Надежды Золя на то, что самоубийства Анри будет достаточно для того, чтобы убедить общество и правительство в невиновности Дрейфуса, не оправдались. Рошфор высказал предположение, что Анри покончил с собой из патриотизма, для того, чтобы не показывать подлинные документы, которые могли бы поставить под угрозу безопасность государства. Эта бредовая версия была подхвачена «Родиной», которая напечатала такое: «Мы обязаны нескромности тем, что ознакомились со следующим заявлением, сделанным полковником Анри: „Я был одержим мыслью о невозможности предать гласности документы, неопровержимо доказывающие виновность Дрейфуса. Это обнародование вмешало бы в дело заграницу и имело бы серьезные последствия для Франции. И все же надо было противостоять продолжавшейся кампании, целью которой было доказать невиновность предателя. Сознавая эту безотлагательную необходимость, я подделал документ, создал фальшивку. Я сделал это, повинуясь голосу совести и в интересах правосудия, поставленный в безвыходное положение из-за того, что мы не могли предать гласности секретные документы“». Гипотезу «патриотической подделки» развил Моррас, который в роялистской газете «La Gazette de France» воспевает мужество и достоинство полковника Анри, мученика, пострадавшего за правое дело. Его высказывания подхватила правая пресса со «Свободным словом» («La Libre Parole») во главе, утверждавшим: «Пересмотр дела – это война. К этой войне мы не готовы. Да, это будет война. И разгром. Этого и добиваются, на это и надеются евреи».

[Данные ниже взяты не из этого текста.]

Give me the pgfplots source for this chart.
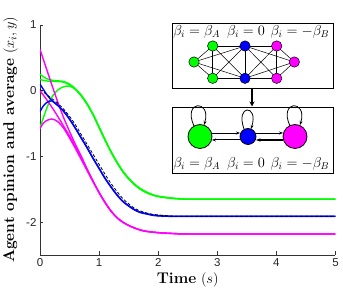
\documentclass[border=0pt]{standalone}
\usepackage{pgfplots}
\pgfplotsset{compat=1.18}
\usepackage{fontspec}
\newfontfamily\ticksfont{Liberation Sans}
\usetikzlibrary{arrows.meta}
\definecolor{mag}{rgb}{1,0,1}
\definecolor{grn}{rgb}{0,1,0}
\definecolor{blu}{rgb}{0,0,1}
\begin{document}
\begin{tikzpicture}
\path[use as bounding box] (-40pt,-33pt) rectangle (303pt,255pt);
\begin{axis}[
 at={(0,0)}, anchor=south west,
 scale only axis, width=295.5pt, height=230pt,
 xmin=0,xmax=5,ymin=-2.5,ymax=1,
 axis x line*=bottom, axis y line*=left,
 axis line style={draw=black!80, line width=0.8pt, -},
 tick style={draw=black!80, line width=0.6pt},
 tick align=inside, major tick length=3.5pt,
 xtick={0,1,2,3,4,5}, xticklabels={0,1,2,3,4,5},
 ytick={-2,-1,0,1}, yticklabels={-2,-1,0,1},
 ticklabel style={font=\ticksfont\fontsize{11.5}{12}\selectfont, text=black!85},
 xlabel={\textbf{Time} $(s)$}, ylabel={\textbf{Agent opinion and average} $(x_i,y)$},
 label style={font=\fontsize{15.5}{17}\selectfont},
 xlabel style={at={(axis description cs:0.5,-0.1087)}, anchor=center},
 ylabel style={at={(axis description cs:-0.100,0.5)}, anchor=center},
 every axis plot/.append style={line width=1.4pt},
]
% green
\addplot[grn, smooth] coordinates {(0,0.25)(0.1,0.19)(0.2,0.16)(0.3,0.15)(0.4,0.14)(0.5,0.10)(0.6,0.03)(0.7,-0.07)(0.8,-0.2)(0.9,-0.36)(1.0,-0.55)(1.1,-0.74)(1.2,-0.92)(1.3,-1.08)(1.4,-1.22)(1.5,-1.33)(1.6,-1.42)(1.7,-1.49)(1.8,-1.54)(1.9,-1.58)(2.0,-1.605)(2.2,-1.63)(2.4,-1.645)(2.7,-1.65)(5,-1.65)};
\addplot[grn, smooth] coordinates {(0,0.17)(0.1,0.15)(0.2,0.14)(0.3,0.14)(0.4,0.13)(0.5,0.09)(0.6,0.02)(0.7,-0.08)(0.8,-0.21)(0.9,-0.37)(1.0,-0.56)(1.1,-0.75)(1.2,-0.93)(1.3,-1.09)(1.4,-1.23)(1.5,-1.34)(1.6,-1.43)(1.7,-1.5)(1.8,-1.55)(1.9,-1.585)(2.0,-1.61)(2.2,-1.635)(2.4,-1.648)(2.7,-1.652)(5,-1.652)};
\addplot[grn, smooth] coordinates {(0,-0.56)(0.05,-0.43)(0.1,-0.3)(0.15,-0.19)(0.2,-0.1)(0.3,0.01)(0.4,0.06)(0.5,0.07)(0.6,0.02)(0.7,-0.08)(0.8,-0.21)(0.9,-0.37)(1.0,-0.56)(1.1,-0.75)(1.2,-0.93)(1.3,-1.09)(1.4,-1.23)(1.5,-1.34)(1.6,-1.43)(1.7,-1.5)(1.8,-1.55)(1.9,-1.585)(2.0,-1.61)(2.2,-1.635)(2.4,-1.648)(2.7,-1.652)(5,-1.652)};
% magenta
\addplot[mag, smooth] coordinates {(0,0.63)(0.1,0.36)(0.2,0.09)(0.3,-0.17)(0.4,-0.41)(0.5,-0.62)(0.6,-0.82)(0.7,-1.0)(0.8,-1.2)(0.9,-1.38)(1.0,-1.55)(1.1,-1.7)(1.2,-1.83)(1.3,-1.93)(1.4,-2.0)(1.5,-2.05)(1.6,-2.09)(1.7,-2.12)(1.8,-2.14)(2.0,-2.16)(2.3,-2.175)(2.6,-2.18)(5,-2.18)};
\addplot[mag, smooth] coordinates {(0,0.0)(0.1,-0.12)(0.2,-0.25)(0.3,-0.39)(0.4,-0.54)(0.5,-0.69)(0.6,-0.85)(0.7,-1.02)(0.8,-1.2)(0.9,-1.38)(1.0,-1.55)(1.1,-1.7)(1.2,-1.83)(1.3,-1.93)(1.4,-2.0)(1.5,-2.05)(1.6,-2.09)(1.7,-2.12)(1.8,-2.14)(2.0,-2.16)(2.3,-2.175)(2.6,-2.18)(5,-2.18)};
\addplot[mag, smooth] coordinates {(0,-0.58)(0.05,-0.5)(0.1,-0.46)(0.2,-0.43)(0.3,-0.47)(0.4,-0.57)(0.5,-0.72)(0.6,-0.88)(0.7,-1.05)(0.8,-1.22)(0.9,-1.39)(1.0,-1.55)(1.1,-1.7)(1.2,-1.83)(1.3,-1.93)(1.4,-2.0)(1.5,-2.05)(1.6,-2.09)(1.7,-2.12)(1.8,-2.14)(2.0,-2.16)(2.3,-2.175)(2.6,-2.18)(5,-2.18)};
% blue
\addplot[blu, smooth] coordinates {(0,0.1)(0.05,0.03)(0.1,-0.04)(0.15,-0.1)(0.2,-0.15)(0.3,-0.22)(0.4,-0.31)(0.5,-0.43)(0.6,-0.57)(0.7,-0.72)(0.8,-0.87)(0.9,-1.03)(1.0,-1.18)(1.1,-1.33)(1.2,-1.46)(1.3,-1.58)(1.4,-1.68)(1.5,-1.75)(1.6,-1.81)(1.7,-1.85)(1.8,-1.87)(1.9,-1.89)(2.0,-1.9)(2.2,-1.91)(2.5,-1.91)(5,-1.91)};
\addplot[blu, smooth] coordinates {(0,-0.32)(0.05,-0.24)(0.1,-0.19)(0.15,-0.16)(0.2,-0.155)(0.3,-0.225)(0.4,-0.315)(0.5,-0.435)(0.6,-0.575)(0.7,-0.725)(0.8,-0.875)(0.9,-1.035)(1.0,-1.185)(1.1,-1.335)(1.2,-1.465)(1.3,-1.585)(1.4,-1.685)(1.5,-1.755)(1.6,-1.815)(1.7,-1.855)(1.8,-1.875)(1.9,-1.895)(2.0,-1.905)(2.2,-1.912)(2.5,-1.912)(5,-1.912)};
% average
\addplot[black, densely dashed, line width=0.8pt, smooth] coordinates {(0,0.02)(0.1,-0.05)(0.2,-0.12)(0.3,-0.19)(0.4,-0.28)(0.5,-0.39)(0.6,-0.52)(0.7,-0.67)(0.8,-0.82)(0.9,-0.97)(1.0,-1.12)(1.1,-1.27)(1.2,-1.41)(1.3,-1.53)(1.4,-1.64)(1.5,-1.72)(1.6,-1.79)(1.7,-1.83)(1.8,-1.86)(1.9,-1.88)(2.0,-1.89)(2.2,-1.905)(2.5,-1.91)(5,-1.91)};
\end{axis}
\begin{scope}[shift={(-40pt,255pt)}, x=1pt, y=-1pt]
 \draw[fill=white, line width=0.9pt] (172,23) rectangle (333,88);
 \coordinate (g1) at (212.7,46); \coordinate (g2) at (194,62); \coordinate (g3) at (212.7,78.3);
 \coordinate (b1) at (245,46); \coordinate (b2) at (245,78.3);
 \coordinate (m1) at (276.7,46); \coordinate (m2) at (294.3,62); \coordinate (m3) at (276.7,78.3);
 \begin{scope}[line width=0.5pt]
 \foreach \a/\b in {g1/g2,g1/g3,g2/g3,g1/b1,g1/b2,g2/b1,g2/b2,g3/b1,g3/b2,b1/b2,b1/m1,b1/m3,b2/m1,b2/m3,b1/m2,b2/m2,m1/m2,m1/m3,m2/m3}
   \draw (\a) -- (\b);
 \end{scope}
 \foreach \c/\col in {g1/grn,g2/grn,g3/grn,m1/mag,m2/mag,m3/mag,b1/blu,b2/blu}
   \filldraw[fill=\col, draw=black, line width=0.5pt] (\c) circle[radius=5.2];
 \begin{scope}[font=\fontsize{14}{15}\selectfont]
 \node at (196.7,32) {$\beta_i=\beta_A$};
 \node at (246,32) {$\beta_i=0$};
 \node at (300,32) {$\beta_i=-\beta_B$};
 \end{scope}
 \draw[line width=1.1pt, -{Stealth[length=5pt,width=5pt]}] (252,89) -- (252,106.5);
 \draw[fill=white, line width=0.9pt] (172,107) rectangle (333,173);
 \draw[line width=0.8pt, -{Stealth[length=4pt]}] (194,126) .. controls (182,100) and (212,99) .. (204,125);
 \draw[line width=0.8pt, -{Stealth[length=4pt]}] (244,129) .. controls (235,104) and (259,104) .. (251,129);
 \draw[line width=0.8pt, -{Stealth[length=4pt]}] (290,126) .. controls (278,100) and (308,99) .. (300,125);
 \draw[line width=0.8pt, -{Stealth[length=4pt]}] (212,133) -- (240,133);
 \draw[line width=1.0pt, -{Stealth[length=4pt]}] (240,140) -- (212,140);
 \draw[line width=0.8pt, -{Stealth[length=4pt]}] (256,133) -- (283,133);
 \draw[line width=1.3pt, -{Stealth[length=4.5pt]}] (283,140) -- (256,140);
 \filldraw[fill=grn, draw=black, line width=0.8pt] (200,136.5) circle[radius=12];
 \filldraw[fill=blu, draw=black, line width=0.8pt] (248,136.5) circle[radius=8];
 \filldraw[fill=mag, draw=black, line width=0.8pt] (295,136.5) circle[radius=12];
 \begin{scope}[font=\fontsize{14}{15}\selectfont]
 \node at (196.7,164) {$\beta_i=\beta_A$};
 \node at (246,164) {$\beta_i=0$};
 \node at (300,164) {$\beta_i=-\beta_B$};
 \end{scope}
\end{scope}
\end{tikzpicture}
\end{document}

Читая эти строки, Золя чувствовал, как в нем снова просыпается прежний боевой дух. Он бесновался из-за того, что должен безвылазно сидеть в английской глуши, тогда как ему следовало быть в первых рядах тех, кто сражался за истину. Наконец Люси Дрейфус подала прошение пересмотреть дело, основываясь на новых данных. Просьба была передана Кавеньяку, и тот подал в отставку. Анри Бриссон заменил его генералом Цурлинденом, который был скорее склонен пересмотреть дело. Националистическая пресса тотчас обвинила Цурлиндена в том, что он продался евреям. Не устояв перед этим выплеском недовольства, он сдался, боясь уронить престиж армии. Семнадцатого сентября 1898 года совет министров, вопреки его мнению, принял решение о пересмотре дела, и Цурлинден также подал в отставку. Его сменил генерал Шануан, утверждавший, будто его пересмотр дела не пугает. Но, едва заступив в должность, он первым делом потребовал, чтобы Пикар предстал перед исправительным судом. Ход оказался неудачным, поскольку прокурор республики потребовал и добился того, чтобы рассмотрение дела было отложено. Теперь, в свою очередь, подал в отставку генерал Шануан. В конце концов совет министров поручил министру юстиции передать в суд кассацию на просьбу госпожи Люси Дрейфус о пересмотре дела. Дерулед и Лига патриотов заявили, что, «если Дрейфус вернется во Францию, его разорвут на куски». «Может быть, и впрямь готовится победа, – писал Золя Демулену. – Но мне она представляется еще такой далекой, а дорога усеяна такими препятствиями, что пока я торжествую весьма умеренно… Не удивлюсь, если мне придется пробыть здесь до декабря, а может быть, и до января. Когда я буду лучше осведомлен, тогда и решу, где мне зимовать».[258]
С приближением холодов Золя начал падать духом, мужество постепенно оставляло его. Смерть маленького злобного песика Пимпена, которого он оставил во Франции, привела его в такое отчаяние, что у него не было сил не только писать, но и попросту открыть дверь. «Хочу вам сказать, что один из самых горьких часов, среди всех ужасов и мерзостей, через которые мне пришлось пройти, был тот, когда я узнал о внезапной смерти, постигшей вдали от меня моего маленького верного друга, в течение девяти лет со мной неразлучного, – признается он издательнице „Друга животных“. – Он умер скоропостижно. Мне показалось, что его убил мой отъезд. Я оплакивал его, как ребенок, я содрогался, я тосковал до того, что и сегодня еще не могу подумать о нем без того, чтобы растрогаться до слез».[259] К этой печали внезапно прибавилось чувство неуверенности. После конфликта из-за Фашоды, провала операции Маршана на Ниле против экспедиционного корпуса генерала Китченера отношения между Францией и Англией ухудшились. Не сделается ли пребывание на британской земле еще более тягостным для француза? До сих пор на него не обращали внимания, но не ждет ли его теперь холодное отношение?